Locate the string "this" throughout the material and copy every line in which it occurs.

── Provided information

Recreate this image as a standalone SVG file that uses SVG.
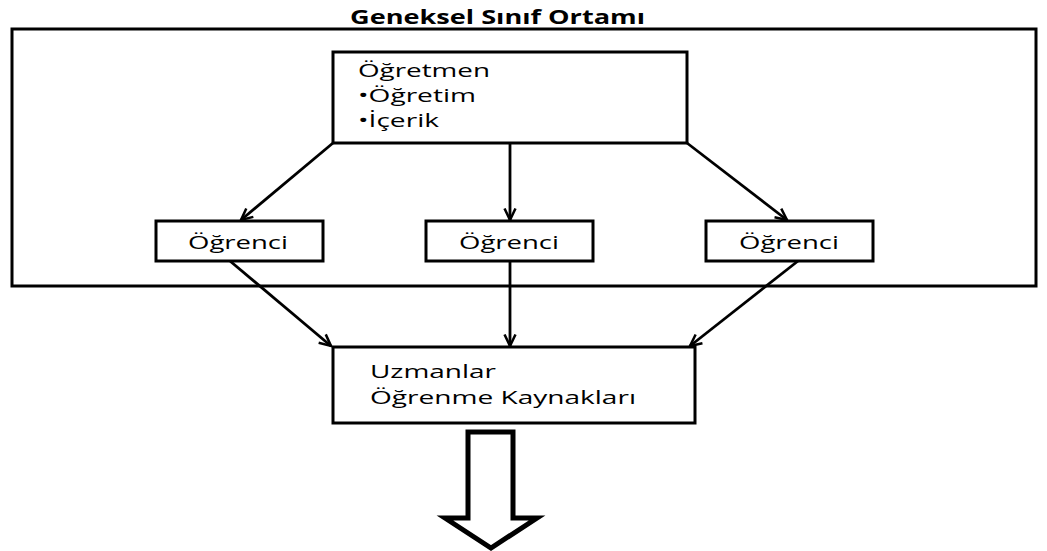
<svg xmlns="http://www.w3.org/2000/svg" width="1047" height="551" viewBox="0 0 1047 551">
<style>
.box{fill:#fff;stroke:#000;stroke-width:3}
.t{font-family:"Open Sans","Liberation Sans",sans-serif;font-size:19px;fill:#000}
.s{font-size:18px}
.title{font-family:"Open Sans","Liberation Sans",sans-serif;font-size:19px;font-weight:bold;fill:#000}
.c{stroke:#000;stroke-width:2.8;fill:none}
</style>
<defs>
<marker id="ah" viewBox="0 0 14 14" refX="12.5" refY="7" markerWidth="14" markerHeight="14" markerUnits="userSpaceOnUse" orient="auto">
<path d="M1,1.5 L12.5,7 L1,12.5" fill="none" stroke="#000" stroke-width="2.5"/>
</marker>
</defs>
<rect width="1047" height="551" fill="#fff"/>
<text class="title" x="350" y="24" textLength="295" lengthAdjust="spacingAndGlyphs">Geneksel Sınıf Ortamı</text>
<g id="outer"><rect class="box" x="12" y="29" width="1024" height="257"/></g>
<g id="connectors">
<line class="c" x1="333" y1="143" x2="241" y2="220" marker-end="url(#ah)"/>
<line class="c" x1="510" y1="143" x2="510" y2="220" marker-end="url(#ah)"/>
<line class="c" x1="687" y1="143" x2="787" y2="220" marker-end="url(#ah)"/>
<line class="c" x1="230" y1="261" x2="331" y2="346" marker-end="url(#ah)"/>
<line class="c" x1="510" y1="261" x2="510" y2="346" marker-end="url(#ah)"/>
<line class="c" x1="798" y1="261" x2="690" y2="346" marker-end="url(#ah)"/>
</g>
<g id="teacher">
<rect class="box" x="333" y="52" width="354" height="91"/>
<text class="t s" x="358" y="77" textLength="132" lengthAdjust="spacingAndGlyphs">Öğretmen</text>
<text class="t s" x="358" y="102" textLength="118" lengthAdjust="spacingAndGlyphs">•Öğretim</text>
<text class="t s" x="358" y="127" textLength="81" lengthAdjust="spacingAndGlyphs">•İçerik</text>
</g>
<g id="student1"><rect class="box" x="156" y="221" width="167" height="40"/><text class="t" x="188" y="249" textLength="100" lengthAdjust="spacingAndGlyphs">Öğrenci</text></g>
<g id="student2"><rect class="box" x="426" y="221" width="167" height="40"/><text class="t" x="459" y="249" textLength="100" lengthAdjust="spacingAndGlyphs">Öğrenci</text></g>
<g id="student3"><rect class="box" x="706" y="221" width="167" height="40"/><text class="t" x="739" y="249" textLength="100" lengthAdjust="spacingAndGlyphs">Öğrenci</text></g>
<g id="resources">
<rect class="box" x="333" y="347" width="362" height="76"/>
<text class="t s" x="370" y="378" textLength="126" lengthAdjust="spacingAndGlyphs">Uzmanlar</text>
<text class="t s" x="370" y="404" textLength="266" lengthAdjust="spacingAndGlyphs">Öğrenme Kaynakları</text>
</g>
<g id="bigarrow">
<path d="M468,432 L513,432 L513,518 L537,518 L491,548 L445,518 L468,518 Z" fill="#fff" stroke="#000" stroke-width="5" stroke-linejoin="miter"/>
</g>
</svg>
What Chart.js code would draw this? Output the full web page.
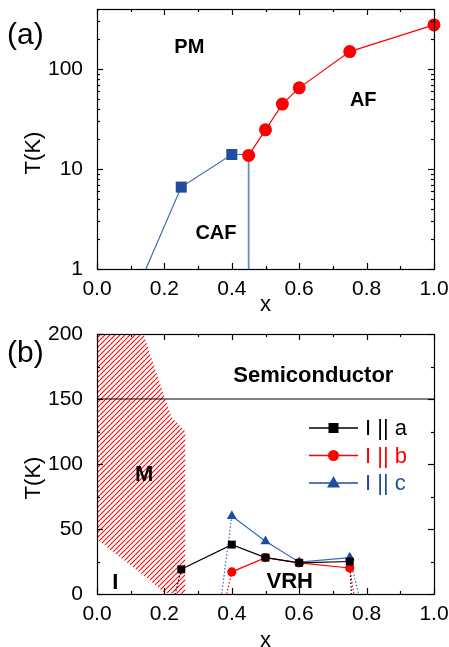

────

--- Solved problem ---
Recreate this image as a standalone SVG file that uses SVG.
What Chart.js code would draw this? Output the full web page.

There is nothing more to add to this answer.